ADP. The payroll-processing firm ADP reported a 156k increase in July private employment, slightly above consensus and a sizeable pickup from the 112k pace it reported in June. The ADP report was slightly firmer than our previous assumptions—and in our view suggests that the underlying pace of job growth remains solid.

Job cuts. Announced layoffs reported by Challenger, Gray & Christmas remained unchanged in July at 47k (SA by GS), but are still somewhat above their July 2018 level ( 15k yoy). A retracing of announced layoffs in the automotive industry (-6k mom sa) roughly offset a rise in the transportation industry ( 4k) and smaller increases in other industries.

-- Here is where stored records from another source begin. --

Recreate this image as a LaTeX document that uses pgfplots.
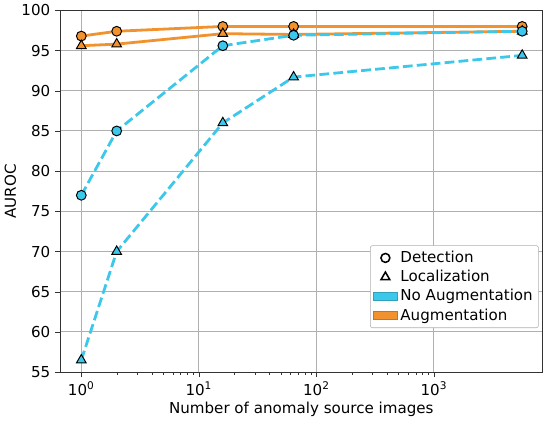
\documentclass[border=0pt]{standalone}
\usepackage{pgfplots}
\pgfplotsset{compat=1.18}
\usepackage{fontspec}
\setmainfont{DejaVu Sans}
\definecolor{cblue}{HTML}{3CC8EA}
\definecolor{corange}{HTML}{F2922E}
\definecolor{gridc}{HTML}{B0B0B0}
\begin{document}
\begin{tikzpicture}
\begin{axis}[
  scale only axis, width=344bp, height=258bp,
  xmode=log, xmin=0.66, xmax=8400, ymin=55, ymax=100,
  xtick={1,10,100,1000}, xticklabels={10\textsuperscript{0},10\textsuperscript{1},10\textsuperscript{2},10\textsuperscript{3}},
  ytick={55,60,...,100},
  /pgf/number format/assume math mode=true,
  tick label style={font=\fontsize{10.8}{12}\selectfont},
  label style={font=\fontsize{10.8}{12}\selectfont},
  xlabel={Number of anomaly source images}, ylabel={AUROC},
  xlabel style={yshift=2pt}, ylabel style={yshift=-3pt},
  grid=major, major grid style={gridc, line width=0.7pt},
  axis line style={black!80, line width=0.7pt},
  tick style={black!80}, tick align=outside,
  major tick length=3.5pt, minor tick length=2pt,
  xtick pos=bottom, ytick pos=left,
  legend style={at={(0.992,0.122)}, anchor=south east, font=\fontsize{10.8}{12}\selectfont, draw=gridc, rounded corners=1.5pt, row sep=0pt, inner sep=2pt},
  legend cell align=left,
]
\addplot[corange, line width=2pt, mark=*, mark size=3.5pt, mark options={fill=corange, draw=black, line width=0.7pt}, forget plot]
  coordinates {(1,96.8) (2,97.4) (16,98.0) (64,98.0) (5640,98.0)};
\addplot[corange, line width=2pt, mark=triangle*, mark size=4pt, mark options={fill=corange, draw=black, line width=0.7pt}, forget plot]
  coordinates {(1,95.6) (2,95.8) (16,97.1) (64,97.0) (5640,97.4)};
\addplot[cblue, line width=2pt, dash pattern=on 7pt off 3pt, mark=*, mark size=3.5pt, mark options={fill=cblue, draw=black, line width=0.7pt, solid}, forget plot]
  coordinates {(1,77.0) (2,85.0) (16,95.6) (64,96.9) (5640,97.4)};
\addplot[cblue, line width=2pt, dash pattern=on 7pt off 3pt, mark=triangle*, mark size=4pt, mark options={fill=cblue, draw=black, line width=0.7pt, solid}, forget plot]
  coordinates {(1,56.5) (2,70.0) (16,86.0) (64,91.7) (5640,94.4)};
\addlegendimage{only marks, mark=o, mark size=3.2pt, black, line width=1.1pt}
\addlegendentry{Detection}
\addlegendimage{only marks, mark=triangle, mark size=3.6pt, black, line width=1.1pt}
\addlegendentry{Localization}
\addlegendimage{area legend, sharp corners, fill=cblue, draw=cblue!80!black}
\addlegendentry{No Augmentation}
\addlegendimage{area legend, sharp corners, fill=corange, draw=corange!80!black}
\addlegendentry{Augmentation}
\end{axis}
\end{tikzpicture}
\end{document}
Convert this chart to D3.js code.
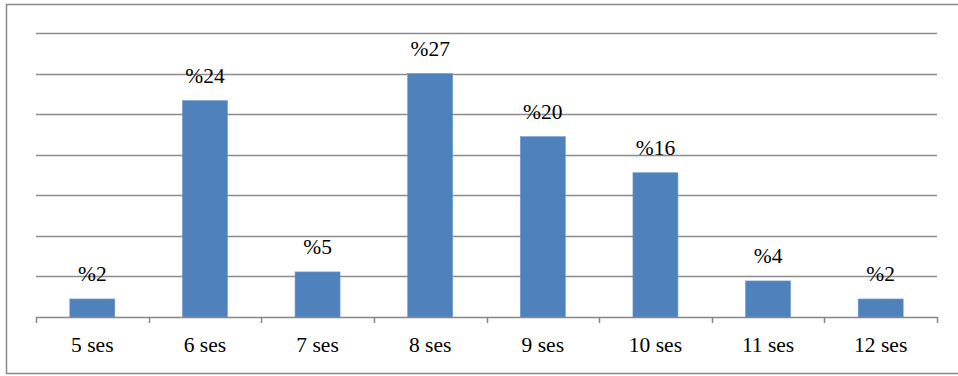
<!DOCTYPE html>
<html>
<head>
<meta charset="utf-8">
<script src="https://cdn.jsdelivr.net/npm/d3@7"></script>
<style>
  html, body { margin: 0; padding: 0; background: #fff; }
  svg { display: block; }
  .lbl { font-family: "Liberation Serif"; font-size: 21.5px; fill: #000; }
</style>
</head>
<body>
<svg id="chart" width="958" height="376"></svg>
<script>
// Share of respondents by number of sessions
const categories = ["5 ses", "6 ses", "7 ses", "8 ses", "9 ses", "10 ses", "11 ses", "12 ses"];
const values = [2, 24, 5, 27, 20, 16, 4, 2];
const valueLabels = ["%2", "%24", "%5", "%27", "%20", "%16", "%4", "%2"];
const gridTicks = [4.5, 9, 13.5, 18, 22.5, 27, 31.5];

const svg = d3.select("#chart");
const plot = { left: 36, right: 937, top: 33, bottom: 317 };

// Outer frame (open on the right side)
svg.append("path")
  .attr("d", `M958,4.5 H6.5 V373.5 H958`)
  .attr("fill", "none")
  .attr("stroke", "#8a8a8a")
  .attr("stroke-width", 1.5);

const x = d3.scaleBand()
  .domain(categories)
  .range([plot.left, plot.right])
  .paddingInner(0)
  .paddingOuter(0);

const y = d3.scaleLinear()
  .domain([0, 31.5])
  .range([plot.bottom, plot.top]);

// Horizontal gridlines
svg.append("g")
  .selectAll("line")
  .data(gridTicks)
  .join("line")
  .attr("x1", plot.left)
  .attr("x2", plot.right)
  .attr("y1", d => Math.round(y(d)) + 0.5)
  .attr("y2", d => Math.round(y(d)) + 0.5)
  .attr("stroke", "#8c8c8c")
  .attr("stroke-width", 1.5);

// Bars
const barW = 45;
svg.append("g")
  .selectAll("rect")
  .data(values)
  .join("rect")
  .attr("x", (d, i) => x(categories[i]) + x.bandwidth() / 2 - barW / 2)
  .attr("width", barW)
  .attr("y", d => y(d))
  .attr("height", d => y(0) - y(d))
  .attr("fill", "#4f81bd")
  .attr("stroke", "#6f98cc")
  .attr("stroke-width", 0.6);

// Category axis: baseline with ticks at band boundaries
const boundaries = categories.map(c => x(c)).concat([plot.right]);
svg.append("line")
  .attr("x1", plot.left).attr("x2", plot.right)
  .attr("y1", plot.bottom + 0.5).attr("y2", plot.bottom + 0.5)
  .attr("stroke", "#868686").attr("stroke-width", 1.5);
svg.append("g")
  .selectAll("line")
  .data(boundaries)
  .join("line")
  .attr("x1", d => Math.round(d) + 0.5)
  .attr("x2", d => Math.round(d) + 0.5)
  .attr("y1", plot.bottom)
  .attr("y2", plot.bottom + 6)
  .attr("stroke", "#868686")
  .attr("stroke-width", 1.5);

// Category labels
svg.append("g")
  .selectAll("text")
  .data(categories)
  .join("text")
  .attr("class", "lbl")
  .attr("x", d => x(d) + x.bandwidth() / 2)
  .attr("y", 352)
  .attr("text-anchor", "middle")
  .text(d => d);

// Value labels above bars
svg.append("g")
  .selectAll("text")
  .data(values)
  .join("text")
  .attr("class", "lbl")
  .attr("x", (d, i) => x(categories[i]) + x.bandwidth() / 2)
  .attr("y", d => y(d) - 17.5)
  .attr("text-anchor", "middle")
  .text((d, i) => valueLabels[i]);
</script>
</body>
</html>
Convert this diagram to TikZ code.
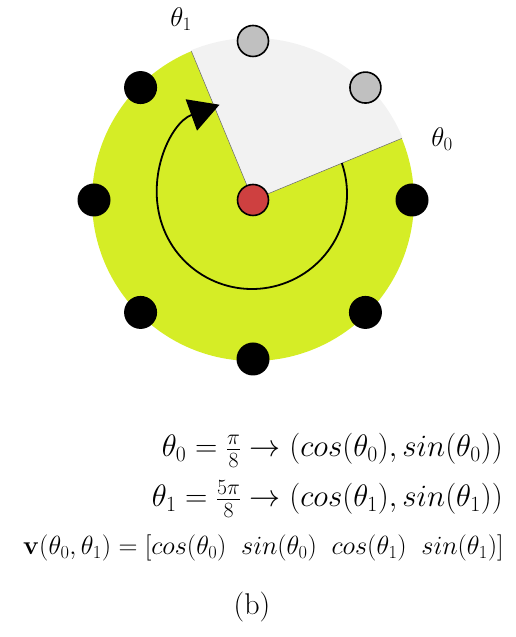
\RequirePackage{fix-cm}
\documentclass[tikz,border=0pt]{standalone}
\usepackage{amsmath}
\usetikzlibrary{arrows.meta,calc}
\definecolor{limefill}{RGB}{213,237,38}
\definecolor{sectorgray}{RGB}{242,242,242}
\definecolor{dotgray}{RGB}{192,192,192}
\definecolor{reddot}{RGB}{206,64,64}
\tikzset{
  blackdot/.style={circle,fill=black,inner sep=0pt,minimum size=33pt},
  graydot/.style={circle,fill=dotgray,draw=black,line width=1.6pt,inner sep=0pt,minimum size=31pt},
  centerdot/.style={circle,fill=reddot,draw=black,line width=1.6pt,inner sep=0pt,minimum size=31pt},
  eqtext/.style={inner sep=0pt,font=\fontsize{31}{37}\selectfont},
  eqsmall/.style={inner sep=0pt,font=\fontsize{26.3}{32}\selectfont},
  captext/.style={inner sep=0pt,font=\fontsize{30}{36}\selectfont},
  anglabel/.style={inner sep=0pt,font=\fontsize{27}{32}\selectfont},
  edge/.style={draw=black!60,line width=0.5pt}
}
\begin{document}
\begin{tikzpicture}[x=1pt,y=1pt]
\useasboundingbox (0,0) rectangle (516,637);
\coordinate (C) at (253,437);
\coordinate (Carc) at (252,443);
\fill[limefill] (C) circle (161);
\fill[sectorgray] (C) -- ++(22.5:162) arc (22.5:112.5:162) -- cycle;
\coordinate (e0) at ([shift={(22.5:161)}]C);
\coordinate (e1) at ([shift={(112.5:161)}]C);
\draw[edge] (C) -- (e0);
\draw[edge] (C) -- (e1);
\foreach \a in {0,135,180,225,270,315}
  \node[blackdot] (d\a) at ([shift={(\a:159)}]C) {};
\foreach \a in {45,90}
  \node[graydot] (g\a) at ([shift={(\a:159)}]C) {};
\node[centerdot] (ctr) at (C) {};
\draw[line width=1.8pt,-{Triangle[length=30pt,width=33pt]}]
  ([shift={(19:95)}]Carc) arc (19:-250:95);
\node[anglabel] (t1) at (181,618) {$\theta_1$};
\node[anglabel] (t0) at (442,498) {$\theta_0$};
\node[eqtext,anchor=base east] (eq1) at (503,180)
  {$\theta_0=\frac{\pi}{8}\rightarrow(cos(\theta_0),sin(\theta_0))$};
\node[eqtext,anchor=base east] (eq2) at (503,130)
  {$\theta_1=\frac{5\pi}{8}\rightarrow(cos(\theta_1),sin(\theta_1))$};
\node[eqsmall,anchor=base east] (eq3) at (504,82)
  {$\mathbf{v}(\theta_0,\theta_1)=[cos(\theta_0)\;\;sin(\theta_0)\;\;cos(\theta_1)\;\;sin(\theta_1)]$};
\node[captext,anchor=base] (cap) at (252,23) {(b)};
\end{tikzpicture}
\end{document}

Finally, the other critical data point that could have an outsized impact on risk assets is a hotter than expected wage print: Analysts at Bank of America see average wages growing 0.3% M/M, which is firmer than the consensus view; the bank says this will also push the annualised measure to 3.2% Y/Y. The bank sees average weekly hours worked to  remain unchanged at 34.4hrs. Goldman estimate average hourly earnings increased 0.2% month-over-month, with the

year-over-year rate a tad below that of BofA and in line with consensus, at 3.1%. The forecast reflects unfavorable calendar effects (survey week ended the 13th of the month) but a boost from a further rebound in supervisory earnings—which are underperforming the production worker subset by two tenths on a year-on-year basis ( 3.14% vs. 3.35% in June). A monthly increase of 0.3% or 0.4% or an annual increase of 3.3% or more, and risk assets will find themselves in a world of pain.